Similarly Kindling also portrays the lack of authenticity from the modern media, and in particular satirises the way that media personalities attempt to connect to their audience through exaggeration. The poem is written in a patronising tone and this evident when the personality on television is described “as bursting with hints….frothing at the mouth with rapid wisdoms” and this use of hyperbole in “bursting” and “frothing” and sarcasm with “wisdom” portrays the persona’s disdain for the presenter’s approach to creating rapport with her audience by treating them as incapable and infantile. This image is continued throughout the poem as the presenter is described as while she “claps her hands with glee” and refers to her audience as “gang” and this imagery creates a caricature of her as an over enthusiastic presenter with a lack of genuine opinions and thoughts. This reinforces the ability of distinctive voices to critique and explore modern society’s behaviours and experiences.

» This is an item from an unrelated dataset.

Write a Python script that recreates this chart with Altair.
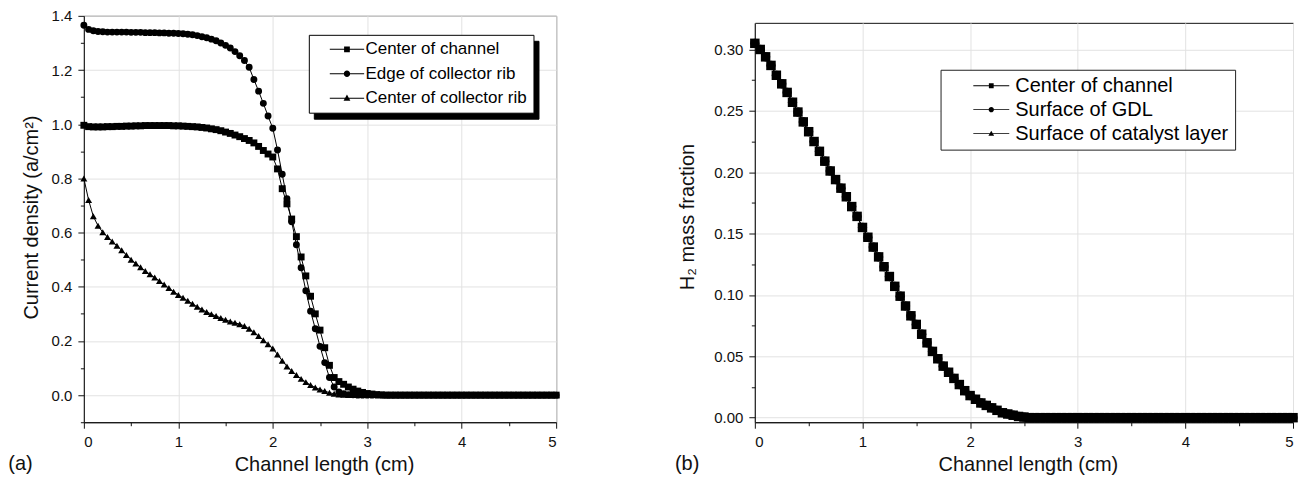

Distinctive voices have the ability to teach us about the diversity of human experience in particular the loss of privacy and identity in modern society. This idea is explored in “Public Places” which portrays a woman who is suffering from disability as the result of her obsessive compulsive disorder (OCD) through the two distinctive voices of the persona and the poet. This is evident when the persona states “there’s so many weird people walking about in these troubled times” and the reference to “troubled times” portrays Burns commenting on the darker side of the modern world and its reliance on technology and social media. The persona also refers to her “plans dreams visions… I wouldn’t want anyone to steal them” and this litany of adjectives creates a simplistic image of a checklist mentality that highlights the abstract nature of her thoughts and her increasing paranoia. Furthermore, she justifies her actions in the end of the poem that “you never know whose history you could end up wearing” and through this metaphor, Burns is commenting on the dangers of an overreliance on technology through the distinctive voice of a persona that suffers from anxiety when she considers the consequences.